‘They will pay for killing my son’: Mom of 3-year-old killed in police shooting speaks out
by Akiya Dillon / Las Vegas Review-Journal · Las Vegas Review-JournalRaneka Pate said she watched from inside a police cruiser as her 3-year-old son’s life ended amid a storm of bullets fired by officers at his father, who was holding the boy.
Police said the suspect, later identified as Quinton Baker, held the child hostage outside a southeast valley apartment complex, pointing a gun at the boy before officers opened fire early Tuesday morning. Baker shot the child, and the father was killed by police, authorities said.
Pate disputes the Metropolitan Police Department’s account. She said Baker did not have a gun when he encountered officers.

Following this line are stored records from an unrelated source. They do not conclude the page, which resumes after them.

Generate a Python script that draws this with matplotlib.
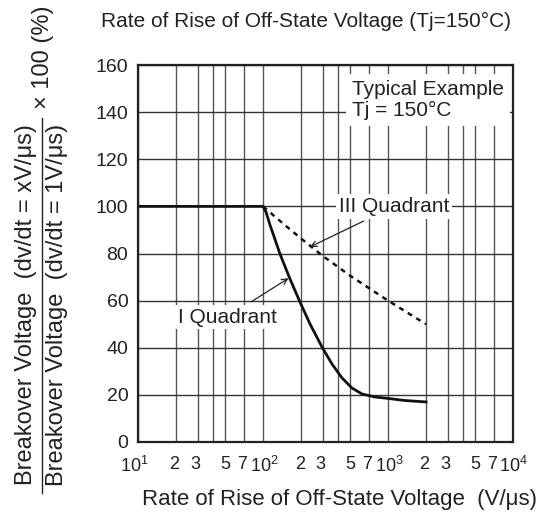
import numpy as np
import matplotlib
matplotlib.use('Agg')
import matplotlib.pyplot as plt
from matplotlib.lines import Line2D
from matplotlib.transforms import ScaledTranslation

plt.rcParams['font.family'] = ['Liberation Sans', 'DejaVu Sans']
plt.rcParams['mathtext.fontset'] = 'custom'
plt.rcParams['mathtext.rm'] = 'Liberation Sans'
plt.rcParams['mathtext.it'] = 'Liberation Sans:italic'

# data
q1_x = [10, 100, 105.7, 113.8, 136.8, 164.4, 197.7, 237.7, 296.5, 356.5, 428.5, 515, 619, 787, 1000, 1368, 2014]
q1_y = [100, 100, 97.6, 92.1, 79.8, 69.2, 59.4, 50.1, 40.3, 33.1, 27.2, 22.9, 20.4, 19.1, 18.5, 17.6, 17.0]
q3_x = [100, 150, 200, 300, 500, 1000, 2014]
q3_y = [100, 92, 86.5, 79, 70.5, 60, 50]

major = [10, 100, 1000, 10000]
minor_grid = [m * d for d in [10, 100, 1000] for m in [2, 3, 4, 5, 7]]
tick_pos = [m * d for d in [10, 100, 1000] for m in [1, 2, 3, 5, 7]] + [10000]
tick_lab = []
for d in [1, 2, 3]:
    tick_lab += ['$10^{%d}$' % d, '2', '3', '5', '7']
tick_lab += ['$10^{4}$']
# small sideways nudges of the x tick labels (pixels), as in the original
tick_nudge = [-4, -2, -2, 0, -2, 1, -1, -2, 0, -2, 1, -2, -2, 0, -2, 0]
y_ticks = list(range(0, 161, 20))

W, H = 548, 526
fig = plt.figure(figsize=(W / 100, H / 100), dpi=100)
ax = fig.add_axes([138 / W, (H - 442) / H, 375 / W, (442 - 65) / H])
ax.set_xscale('log')
ax.set_xlim(10, 10000)
ax.set_ylim(0, 160)

# grid
for xv in minor_grid + major:
    ax.axvline(xv, color='#555555', lw=1.0, zorder=1)
for yv in y_ticks:
    ax.axhline(yv, color='#333333', lw=1.0, zorder=1)

ax.plot(q1_x, q1_y, color='#111111', lw=2.0, zorder=4, solid_joinstyle='round')
ax.plot(q3_x, q3_y, color='#111111', lw=1.8, dashes=(2, 2), zorder=4)

ax.set_xticks(tick_pos)
ax.set_xticklabels(tick_lab)
ax.xaxis.set_minor_locator(matplotlib.ticker.NullLocator())
ax.set_yticks(y_ticks)
ax.tick_params(axis='both', length=0, labelsize=14, colors='#222222')
ax.tick_params(axis='x', pad=10, labelsize=13)
ax.tick_params(axis='y', pad=7)
for lab, dx in zip(ax.get_xticklabels(), tick_nudge):
    lab.set_transform(lab.get_transform() + ScaledTranslation(dx / 100, 0, fig.dpi_scale_trans))
for s in ax.spines.values():
    s.set_linewidth(1.6)
    s.set_color('#222222')
    s.set_zorder(5)

box = dict(facecolor='white', edgecolor='none', pad=2)
ax.text(515, 153.6, 'Typical Example\nTj = 150°C', ha='left', va='top',
        fontsize=15, color='#222222', linespacing=1.15,
        bbox=dict(facecolor='white', edgecolor='none', pad=4), zorder=6)
ax.annotate('III Quadrant', xy=(238, 82.8), xytext=(1117, 100),
            ha='center', va='center', fontsize=15, color='#222222', bbox=box,
            arrowprops=dict(arrowstyle='->', color='#222222', lw=0.9,
                            shrinkA=4, shrinkB=0, mutation_scale=10), zorder=6)
ax.annotate('I Quadrant', xy=(160, 69.5), xytext=(51.5, 53),
            ha='center', va='center', fontsize=15, color='#222222', bbox=box,
            arrowprops=dict(arrowstyle='->', color='#222222', lw=0.9,
                            shrinkA=4, shrinkB=0, mutation_scale=10), zorder=6)

# title and axis labels
fig.text(306 / W, 1 - 27 / H, 'Rate of Rise of Off-State Voltage (Tj=150°C)',
         ha='center', va='baseline', fontsize=15, color='#222222')
fig.text(340 / W, 1 - 505 / H, 'Rate of Rise of Off-State Voltage  (V/\u03bcs)',
         ha='center', va='baseline', fontsize=16, color='#222222')

yc = 1 - 305 / H
fig.text(26 / W, yc, 'Breakover Voltage  (dv/dt = xV/\u03bcs)', rotation=90,
         ha='center', va='center', fontsize=17, color='#222222')
fig.text(57 / W, yc, 'Breakover Voltage  (dv/dt = 1V/\u03bcs)', rotation=90,
         ha='center', va='center', fontsize=17, color='#222222')
fig.add_artist(Line2D([42 / W, 42 / W], [1 - 118 / H, 1 - 493 / H],
                      transform=fig.transFigure, color='#222222', lw=1.0))
fig.text(43 / W, 1 - 57 / H, '\u00d7 100 (%)', rotation=90,
         ha='center', va='center', fontsize=17, color='#222222')

fig.savefig('out.png', dpi=100)
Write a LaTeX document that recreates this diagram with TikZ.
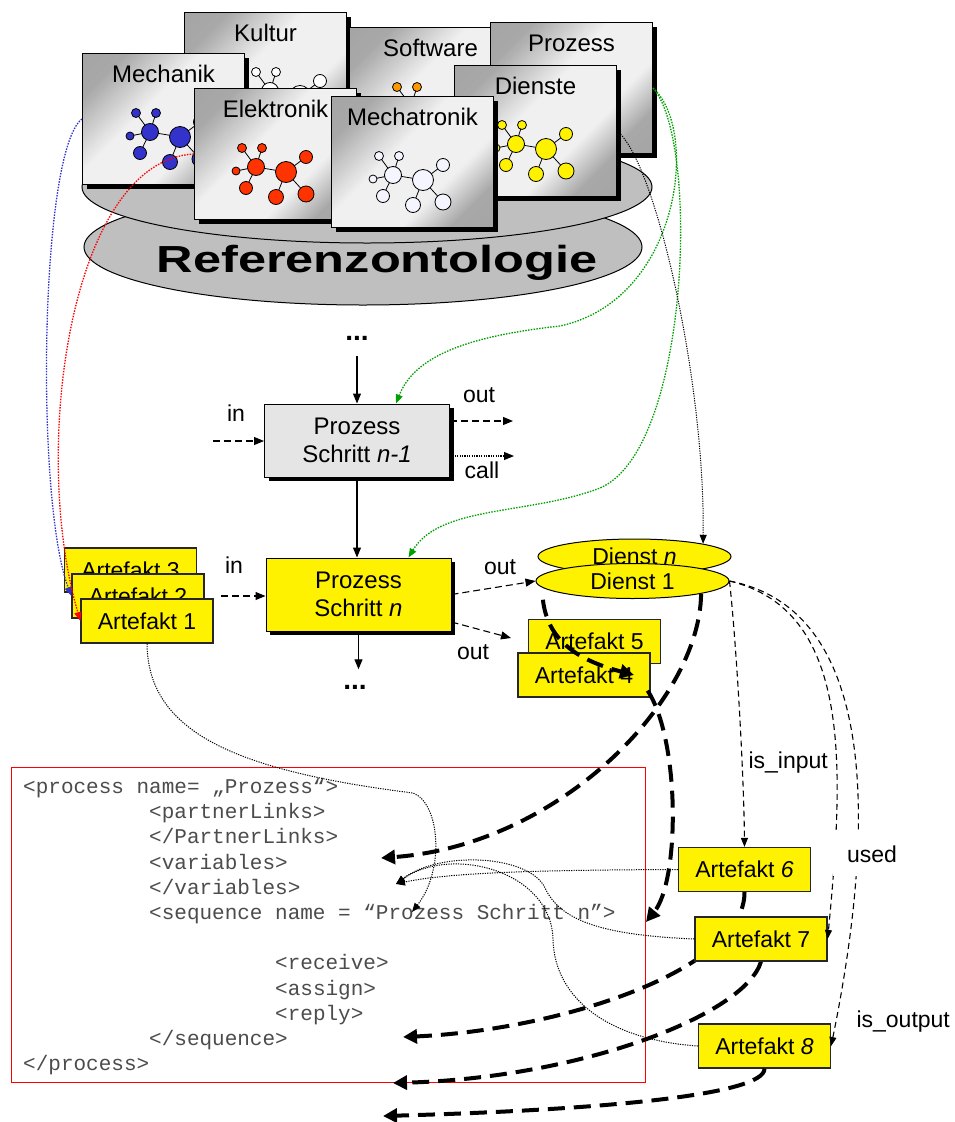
\documentclass[tikz,border=0pt]{standalone}
\usepackage{fontspec}
\setmainfont{Liberation Sans}
\newfontfamily\codefont{Liberation Mono}
\usetikzlibrary{shadows,arrows.meta,backgrounds,shapes.geometric}

\definecolor{atomblue}{RGB}{51,51,204}
\definecolor{atomred}{RGB}{255,51,0}
\definecolor{atomorange}{RGB}{255,153,0}
\definecolor{mapgreen}{RGB}{0,160,0}

% light in the middle, darker towards two corners
\pgfdeclareverticalshading{ontoshade}{100bp}{color(0bp)=(gray!75); color(25bp)=(gray!68);
    color(37bp)=(gray!12); color(57bp)=(gray!12); color(75bp)=(gray!68); color(100bp)=(gray!75)}

\tikzset{disc/.style={fill=gray!50, draw=black, line width=1pt},
        ontobox/.style={anchor=north west, draw=black, line width=1pt,
                        minimum width=162pt, minimum height=131pt,
                        shading=ontoshade, shading angle=45,
                        drop shadow={shadow xshift=4pt, shadow yshift=-4pt, fill=black, opacity=1}},
        boxtitle/.style={below=9pt, font=\fontsize{24}{26}\selectfont},
        stepbox/.style={draw=black, line width=1pt, minimum width=185pt, minimum height=73pt,
                        align=center, font=\fontsize{24}{28}\selectfont,
                        drop shadow={shadow xshift=4pt, shadow yshift=-4pt, fill=black, opacity=1}},
        artefakt/.style={draw=black!85, line width=1.2pt, fill=yellow, inner sep=0pt,
                        minimum width=132pt, minimum height=44pt, font=\fontsize{23}{25}\selectfont},
        dienst/.style={ellipse, draw=black, line width=1pt, fill=yellow, inner sep=0pt,
                        minimum width=193pt, minimum height=35pt, font=\fontsize{23}{25}\selectfont},
        lbl/.style={font=\fontsize{23}{25}\selectfont},
        moredots/.style={anchor=base, font=\fontsize{28}{30}\selectfont\bfseries},
        flow/.style={-{Triangle[length=10pt,width=8pt]}, line width=1.1pt},
        dashflow/.style={flow, dash pattern=on 7pt off 4pt},
        callflow/.style={flow, dash pattern=on 1.2pt off 1.2pt},
        dotflow/.style={-{Triangle[length=9pt,width=7pt]}, line width=1pt, dash pattern=on 1.2pt off 1.2pt},
        mapflow/.style={dotflow, line width=1.3pt, dash pattern=on 1.5pt off 1.3pt},
        relflow/.style={-{Triangle[length=9pt,width=7pt]}, line width=1.1pt, dash pattern=on 6pt off 4pt},
        bpelflow/.style={-{Triangle[length=14pt,width=14pt]}, line width=4pt, dash pattern=on 17pt off 9pt},
        }

% #1 = upper left corner of the box, #2 = atom colour
\newcommand{\drawmolecule}[2]{%
  \begin{scope}[shift={#1}, line width=0.8pt]
    \draw (48,60) -- (62,79) -- (68,60) (42,83) -- (62,79) -- (52,100)
          (62,79) -- (92,84) -- (112,69) (82,109) -- (92,84) -- (112,106);
    \foreach \ax/\ay/\ar in {62/79/8.5, 92/84/10.5, 48/60/4.5, 68/60/4.5, 42/83/4,
                             52/100/6.5, 112/69/6.5, 82/109/7.5, 112/106/8}
      \filldraw[fill=#2] (\ax,\ay) circle[radius=\ar];
  \end{scope}}

\begin{document}
\begin{tikzpicture}[x=1pt, y=-1pt]
    \useasboundingbox (0,0) rectangle (954,1122);
    \begin{pgfonlayer}{background}
        \fill[white] (0,0) rectangle (954,1122);
        \node[draw=red, line width=1.3pt, anchor=north west, inner sep=0pt,
              minimum width=634pt, minimum height=315pt] (bpelFrame) at (11,767) {};
    \end{pgfonlayer}

    % Referenzontologie
    \draw[disc] (363,247) ellipse [x radius=279, y radius=58];
    \draw[disc] (367,187) ellipse [x radius=285, y radius=56];
    \node[anchor=base, font=\fontsize{37.7}{40}\selectfont\bfseries] (refOnto) at (377,272)
        {\scalebox{1.34}[1]{Referenzontologie}};

    \node[ontobox, label={[boxtitle]north:Kultur}] (kultur) at (184,12) {};
    \drawmolecule{(208,12)}{white}
    \node[ontobox, label={[boxtitle]north:Software}] (software) at (349,27) {};
    \drawmolecule{(349,27)}{atomorange}
    \node[ontobox, label={[boxtitle]north:Prozess}] (prozess) at (490,22) {};
    \node[ontobox, label={[boxtitle]north:Mechanik}] (mechanik) at (82,53) {};
    \drawmolecule{(88,53)}{atomblue}
    \node[ontobox, label={[boxtitle]north:Dienste}] (dienste) at (454,65) {};
    \drawmolecule{(454,65)}{yellow}
    \node[ontobox, label={[boxtitle]north:Elektronik}] (elektronik) at (194,88) {};
    \drawmolecule{(194,88)}{atomred}
    \node[ontobox, label={[boxtitle]north:Mechatronik}] (mechatronik) at (331,96) {};
    \drawmolecule{(331,96)}{blue!4}

    % process steps
    \node[moredots] (dotsTop) at (357,340) {...};
    \node[stepbox, fill=gray!20] (step1) at (357,440.5) {Prozess\\Schritt \textit{n-1}};
    \node[stepbox, fill=yellow] (step2) at (358.5,594.5) {Prozess\\Schritt \textit{n}};
    \node[moredots] (dotsBottom) at (355,689) {...};

    \draw[flow, shorten <=12pt] (dotsTop.south) -- (step1.north);
    \draw[flow] (step1.south) -- (step1.south |- step2.north);
    \draw[flow, shorten >=12pt] (step2.south) -- (step2.south |- dotsBottom.north);

    \node[artefakt] (a3) at (130.5,570) {Artefakt 3};
    \node[artefakt] (a2) at (138,596) {Artefakt 2};
    \node[artefakt] (a1) at (147,621) {Artefakt 1};
    \node[artefakt] (a5) at (594.5,641.5) {Artefakt 5};
    \node[artefakt] (a4) at (584,675) {Artefakt 4};
    \node[dienst] (dienstN) at (634.5,556.5) {Dienst \textit{n}};
    \node[dienst] (dienst1) at (632.5,581) {Dienst 1};
    \node[artefakt] (a6) at (744.5,869.5) {Artefakt \textit{6}};
    \node[artefakt] (a7) at (761,939) {Artefakt 7};
    \node[artefakt] (a8) at (764.5,1046) {Artefakt \textit{8}};

    % in / out / call
    \coordinate (inA) at (213,441);
    \coordinate (outA) at (513,421);
    \coordinate (callA) at (514,456);
    \coordinate (inB) at (221,596);
    \coordinate (outC) at (511,638);
    \node[lbl] (inALabel) at (236,413) {in};
    \node[lbl] (outALabel) at (479,395) {out};
    \node[lbl] (callALabel) at (482,470) {call};
    \node[lbl] (inBLabel) at (234,565) {in};
    \node[lbl] (outBLabel) at (500,567) {out};
    \node[lbl] (outCLabel) at (473,652) {out};
    \draw[dashflow] (inA) -- (step1.west |- inA);
    \draw[dashflow] (step1.east |- outA) -- (outA);
    \draw[callflow] (step1.east |- callA) -- (callA);
    \draw[dashflow] (inB) -- (step2.west |- inB);
    \draw[dashflow] (step2.east) -- (dienst1.west);
    \draw[dashflow] ([yshift=-27.5pt]step2.east) -- (outC);

    % BPEL
    \node[anchor=north west, inner sep=0pt, align=left, text=black!70,
          font=\codefont\fontsize{21}{25.2}\selectfont] (bpelCode) at (23,778)
        {<process name= „Prozess“>\\
         \hspace*{126pt}<partnerLinks>\\
         \hspace*{126pt}</PartnerLinks>\\
         \hspace*{126pt}<variables>\\
         \hspace*{126pt}</variables>\\
         \hspace*{126pt}<sequence name = “Prozess Schritt n”>\\[25.2pt]
         \hspace*{252pt}<receive>\\
         \hspace*{252pt}<assign>\\
         \hspace*{252pt}<reply>\\
         \hspace*{126pt}</sequence>\\
         </process>};
    \coordinate (tVar) at (381,858);
    \coordinate (tVarEnd) at (396,884);
    \coordinate (tSeq) at (412,912);
    \coordinate (tSeqRight) at (646,922);
    \coordinate (tSeqEnd) at (403,1037);
    \coordinate (tProc) at (393,1083);
    \coordinate (tBelow) at (383,1116);

    % mapping onto the ontology
    \draw[mapflow, atomblue] (mechanik.west) .. controls (40,150) and (35,500) .. (a2.west);
    \draw[mapflow, red] (elektronik.west) .. controls (70,160) and (30,450) .. (a1.west);
    \draw[mapflow, mapgreen] (prozess.east) .. controls (700,130) and (680,300) .. (560,326)
        .. controls (470,336) and (415,355) .. ([xshift=39pt]step1.north);
    \draw[mapflow, mapgreen] (prozess.east) .. controls (700,140) and (690,450) .. (600,488)
        .. controls (530,515) and (440,505) .. ([xshift=50pt]step2.north);
    \draw[dotflow] (dienste.east) .. controls (655,160) and (705,380) .. (dienstN.north east);

    % relations of Dienst 1
    \draw[relflow] (dienst1.east) .. controls (737,650) and (744,780) .. (a6.north);
    \draw[relflow] (dienst1.east) .. controls (850,610) and (845,760) .. (a7.east);
    \draw[relflow] (dienst1.east) .. controls (880,610) and (875,830) .. (a8.east);
    \node[lbl, anchor=west] (isInput) at (745,763) {is\_input};
    \node[lbl, fill=white, minimum width=78pt, minimum height=44pt] (used) at (872,854) {used};
    \node[lbl, anchor=west] (isOutput) at (853,1022) {is\_output};

    % artefacts into the code
    \draw[dotflow] (a1.south) .. controls (148,730) and (230,770) .. (413,793)
        .. controls (440,803) and (445,870) .. (tSeq);
    \draw[dotflow] (a6.west) .. controls (550,870) and (450,872) .. (tVarEnd);
    \draw[dotflow] (a7.west) .. controls (600,935) and (560,920) .. (545,888)
        .. controls (530,855) and (440,850) .. (tVarEnd);
    \draw[dotflow] (a8.west) .. controls (610,1040) and (555,1000) .. (553,940)
        .. controls (552,870) and (450,845) .. (tVarEnd);

    \draw[bpelflow] ([shift={(-21,6)}]dienst1.south west) .. controls (548,645) and (585,662) .. ([xshift=50pt]a4.center);
    \draw[bpelflow] ([shift={(-3,-7)}]a4.south east) .. controls (680,740) and (680,880) .. (tSeqRight);
    \draw[bpelflow] (dienst1.south east) .. controls (700,700) and (560,845) .. (tVar);
    \begin{pgfonlayer}{background}
        \draw[bpelflow] (a6.south) .. controls (745,970) and (560,1030) .. (tSeqEnd);
        \draw[bpelflow] (a7.south) .. controls (745,1015) and (580,1078) .. (tProc);
    \end{pgfonlayer}
    \draw[bpelflow] (a8.south) .. controls (765,1095) and (600,1110) .. (tBelow);
\end{tikzpicture}
\end{document}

“I watched their last moments,” Pate, the mother of Kentre Baker, who was killed Tuesday, told the Las Vegas Review-Journal. “And my whole family was taken from me in an instant.”
Asked about Pate’s claims, a Metro spokesperson declined to comment but said the department would provide additional information, including body camera footage, during a briefing on the shooting this week.
Officers with the Metropolitan Police Department said that they responded to a call about a man battering a woman and trying to take a child from an apartment in the 8400 block of South Maryland Parkway.
Police were later told the man had fired a gun in the parking lot of the Parkside Villas Apartment Homes, Capt. Ryan Wiggins told reporters.
The woman said the man had returned to the apartment with the gun.
With officers on the scene, Baker stepped outside again, Wiggins said, holding the boy and pointing a gun at him.
But the 28-year-old mother said Quinton Baker was not armed while he carried Kentre outside as police arrived.
Wiggins said officers gave Baker commands to surrender, but he did not comply. When Baker continued to approach, the police shot at him, and the man simultaneously fired his weapon at the child, according to police.
Pate was kept in a nearby patrol car before the shooting and several hours after. She said that officers, not Baker, shot her child.
“There was a plethora of bullets,” Pate said, adding that she suspected that Kentre and Baker were shot many times.
Wiggins told reporters that the suspect died at the scene, and the boy was pronounced dead at a nearby hospital.
Pate said she was prevented from being with her child and believes he also died in the parking lot.
Considering her son’s injuries, Pate believes paramedics would not have been able to get him to University Medical Center fast enough to save him.
The mother also said she was frustrated that Metro shared its version of events before she had a chance to speak out.
“They are trying to play damage control, but they will pay for killing my son,” Pate said.
In an online fundraiser created Wednesday morning, she described the boy as “sunshine in human form.” Pate said Kentre loved sea animals and knew their common and scientific names. The family is raising money to cover Kentre’s funeral and other expenses.
“His laughter filled every home he stepped foot in, and his hugs were the kind you never wanted to let go of,” Pate wrote. “He was rough but gentle, loving, smart, athletic and always quick to share if he had something on his mind.”